State eases stance on standards, testing

Published 11:11 am Saturday, November 23, 2013

BATON ROUGE – The Louisiana Department of Education this week announced policies that will guide the state’s long-term transition to higher academic expectations, including the controversial Common Core State Standards and its accompanying Partnership for Assessment of Readiness for College and Careers, or PARCC, testing.
The policies, which were introduced at the state’s Accountability Commission this week, and to be presented to the state Board of Elementary and Secondary Education at its December meeting, were developed during months of meetings with educators, parents and policymakers across the state.
They include a requirement that by 2025 A-rated schools average student performance indicate true preparation for college and the workplace. The policies also allow two years of additional learning time, from 2013 through 2015, for families and educators learning the new academic expectations, prior to the state raising its accountability bar. 

“Our economy has changed, and our jobs have changed. If we want Louisiana jobs to go to Louisiana graduates, we have to raise expectations for students,” said State Superintendent John White. “I have traveled the state seeking the input of educators and parents on how best to do this, and I believe that providing more time for educators, parents and students to learn these new expectations is critical to achieving that objective.”

Fewer than 30 percent of Louisianans have a two- or four-year degree, while more jobs than ever before require education beyond high school.
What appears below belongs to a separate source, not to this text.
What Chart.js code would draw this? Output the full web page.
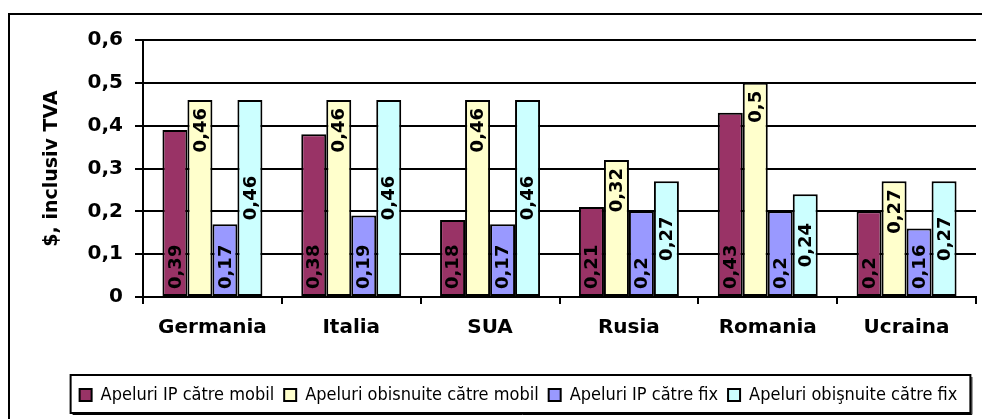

To prepare students for the rigor of education after high school, in 2010 Louisiana adopted the Common Core State Standards in reading, writing, and math. This school year’s state-administered LEAP tests will fully measure these expectations. By 2015, Louisiana schools will measure achievement on tests that allow comparisons to other states.

Currently, an “A” school in Louisiana is one where the average student performs at “basic” or level three on a five-point scale on state assessments. However, national and state tests indicate that it is “level four” on a five-point scale or “mastery” that prepares students to achieve bachelor and associate degrees. As a result, the state proposed that by 2025, an “A” school in Louisiana will be one where the average student performs at “mastery” or level four on a five-point scale.
Tests taken in 2015 will provide a starting point or “baseline” for slowly raising the bar for school letter grades over a 10-year period, until such time that an A-rated school must average performance of “mastery” or level four on a five point scale.
In the time between 2013 and the 2015 starting point, the proposed policies will provide educators, parents and students time to learn the new standards.

• Test scheduling. The state will propose that in 2015 students take the PARCC test in grades 3 to 8 (online in grades 5-8; paper in grades 3 and 4). However, to allow schools and districts more time to learn the new expectations, Louisiana high schools will not transition to PARCC in 2015.
• School accountability. School letter grades will be assigned on a curved distribution in 2014 and 2015 so that the starting point is fair and transparent prior to the 10-year escalation.
• Teacher accountability. For 2014 and 2015, the state will not produce “value-added data” because there will be no baseline for calculating the scores. Compass and related compensation tenure policies will remain in effect, but there will be no requirement that student learning scores be based on value-added data.
• Student accountability. In 2014 and 2015, the state will maintain current fourth-grade promotion policies, but the proposal allows districts to issue waivers for students demonstrating readiness to progress. The state will also shift the eighth grade retention policy to be a remediation policy, proposing that remediation take place on the high school campus in a “transitional ninth-grade” year.
To support these policies, the Department will provide supports to educators and school districts. First, the state will provide additional flexibility as districts work to become technology ready. In 2015, students in grades 3 and 4 will take paper/pencil tests rather than computer-based tests. Additionally, the state will conduct a “dry run” of computer-based tests in every district. If specific schools serving grades 5 to 8 are unable to reach technology readiness status, the state will grant one-year exemptions.
While continuing to expand the online Classroom Support Toolbox, the state will also produce a hard-copy Louisiana Curriculum Guidebook for English Language Arts and mathematics in grades kindergarten through 12 that will include a recommended sequence of skills to be taught, units to present and classroom materials to use. The state will continue to recommend packaged math curricula, including the LSU-developed Eureka Math and English instructional materials and text sets for all grade levels.

Per policy making schedules established this summer, BESE will take up related high school policies at its January and March meetings, including considerations related to career education and workforce preparation.